November 2014

Imprinted on Rosemary’s Baby
by Mike Connell

Imprinting was first described in the 19th century by Douglas Spalding, who observed it in chickens. It’s a common phenomenon. When geese are hatched, they imprint onto their mothers. This compels them to follow the mother around in a line. Konrad Lorenz popularized the notion by imprinting goslings onto his wading boots. Lorenz would put on his boots and a line of geese would dutifully follow him around town. The imprinting would have to happen in a critical period of 13-16 hours after birth, or it wouldn’t happen at all.

People have critical periods also. We must learn to speak by age four or we will have an affected speech pattern. We must emotionally bond with an affectionate person as an infant, or we will never be able to bond with people later. People can imprint onto nonliving things. Shoes, leather, latex, faux fur, etc.  I think you know where I’m going with that.

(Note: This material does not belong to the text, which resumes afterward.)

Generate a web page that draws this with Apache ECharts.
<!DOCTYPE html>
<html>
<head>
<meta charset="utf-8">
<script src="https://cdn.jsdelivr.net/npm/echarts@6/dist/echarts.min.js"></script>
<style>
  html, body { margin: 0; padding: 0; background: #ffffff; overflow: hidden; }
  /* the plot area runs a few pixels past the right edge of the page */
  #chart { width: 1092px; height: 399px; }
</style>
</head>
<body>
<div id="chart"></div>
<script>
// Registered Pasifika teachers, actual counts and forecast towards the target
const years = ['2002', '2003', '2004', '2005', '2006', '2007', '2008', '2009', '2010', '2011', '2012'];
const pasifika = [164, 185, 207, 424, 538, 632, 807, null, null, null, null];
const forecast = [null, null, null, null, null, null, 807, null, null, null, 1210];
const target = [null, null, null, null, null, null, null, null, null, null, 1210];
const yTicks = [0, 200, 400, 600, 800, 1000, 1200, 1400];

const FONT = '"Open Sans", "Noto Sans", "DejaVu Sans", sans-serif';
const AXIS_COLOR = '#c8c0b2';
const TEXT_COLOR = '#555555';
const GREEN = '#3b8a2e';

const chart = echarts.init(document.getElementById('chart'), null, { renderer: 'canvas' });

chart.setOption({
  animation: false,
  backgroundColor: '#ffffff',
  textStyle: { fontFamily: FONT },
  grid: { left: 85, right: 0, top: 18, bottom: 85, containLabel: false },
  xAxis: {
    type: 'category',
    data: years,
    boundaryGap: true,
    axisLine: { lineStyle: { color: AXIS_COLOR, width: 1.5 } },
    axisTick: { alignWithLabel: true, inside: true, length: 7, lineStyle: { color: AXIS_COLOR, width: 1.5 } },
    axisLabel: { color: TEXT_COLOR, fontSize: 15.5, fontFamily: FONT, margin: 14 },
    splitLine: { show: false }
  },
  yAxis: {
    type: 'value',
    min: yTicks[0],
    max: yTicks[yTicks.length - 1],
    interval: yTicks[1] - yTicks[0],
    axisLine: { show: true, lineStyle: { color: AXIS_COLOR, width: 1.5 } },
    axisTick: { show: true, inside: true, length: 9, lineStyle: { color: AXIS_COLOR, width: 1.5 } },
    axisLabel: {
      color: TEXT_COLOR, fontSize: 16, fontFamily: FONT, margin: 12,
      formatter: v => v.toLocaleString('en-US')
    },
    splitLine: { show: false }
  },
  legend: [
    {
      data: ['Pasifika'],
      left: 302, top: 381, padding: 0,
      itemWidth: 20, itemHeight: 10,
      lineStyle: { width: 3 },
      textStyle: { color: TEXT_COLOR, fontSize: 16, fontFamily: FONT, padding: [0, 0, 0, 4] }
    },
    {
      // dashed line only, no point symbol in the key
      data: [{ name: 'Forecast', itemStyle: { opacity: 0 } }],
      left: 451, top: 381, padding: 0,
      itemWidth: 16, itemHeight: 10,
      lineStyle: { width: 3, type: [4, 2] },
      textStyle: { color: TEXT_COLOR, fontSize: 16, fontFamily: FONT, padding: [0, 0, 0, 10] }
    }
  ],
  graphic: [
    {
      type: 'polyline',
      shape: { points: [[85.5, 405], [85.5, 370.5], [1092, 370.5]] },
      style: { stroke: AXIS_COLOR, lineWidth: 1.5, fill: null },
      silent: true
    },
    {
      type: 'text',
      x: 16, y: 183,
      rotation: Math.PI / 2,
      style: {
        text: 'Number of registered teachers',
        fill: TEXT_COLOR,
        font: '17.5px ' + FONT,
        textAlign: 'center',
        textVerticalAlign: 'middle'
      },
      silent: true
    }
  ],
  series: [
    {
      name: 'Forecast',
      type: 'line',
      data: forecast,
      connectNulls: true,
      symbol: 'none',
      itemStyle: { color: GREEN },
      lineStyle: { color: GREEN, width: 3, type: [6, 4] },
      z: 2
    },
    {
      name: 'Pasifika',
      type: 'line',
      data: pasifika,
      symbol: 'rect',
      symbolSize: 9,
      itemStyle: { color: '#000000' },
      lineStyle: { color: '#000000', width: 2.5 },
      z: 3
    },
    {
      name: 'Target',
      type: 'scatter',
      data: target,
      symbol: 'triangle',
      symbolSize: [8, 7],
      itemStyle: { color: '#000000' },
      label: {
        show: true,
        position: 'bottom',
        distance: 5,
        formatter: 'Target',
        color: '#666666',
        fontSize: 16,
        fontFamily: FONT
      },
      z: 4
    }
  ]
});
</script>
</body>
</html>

I’m imprinted on Rosemary’s Baby (1968).

I was four, and it was on TV, and I knew that I was watching a “movie,” and not a TV show. It scared me, of course, but not as much as you might think. It fascinated me more than anything else.

I see echoes of Rosemary’s Baby everywhere. I see its influence in other movies, TV shows, short stories, paintings, word-play, you name it. I see it in the behavior, some of it not good, of others. It might be a delusion. I’m in no position to know. But the world throws me just enough bones to keep this illusion going.

In The Innkeepers (2011), there’s a reference to a movie called Nobody Loves an Albatross, a non-existent Broadway play mentioned in Rosemary’s Baby. In Slither (2006), a character mentions the Castevet’s farm, Castevet being an unusual surname from Rosemary’s Baby. I could go on and on.

I have seen the movie many, many times, and have found something new every time. It has spoken to new experiences that I’ve had at each life stage.

A few weeks ago I was watching a sci-fi/horror movie called Under the Skin (2013), and the music was so creepy that it made my wife drop her book and come downstairs from the bedroom to see what was on. I told her the music was cribbed from Rosemary’s Baby, and even cued up the scene on my Rosemary’s Baby DVD to play it. I’m convinced that this was no accident, nor was it theft, but homage. The writer/director’s previous film, Birth (2004), had referenced Rosemary’s Baby in so many obvious ways.

At least, I think it did.

Like I said, I’m in no position to know.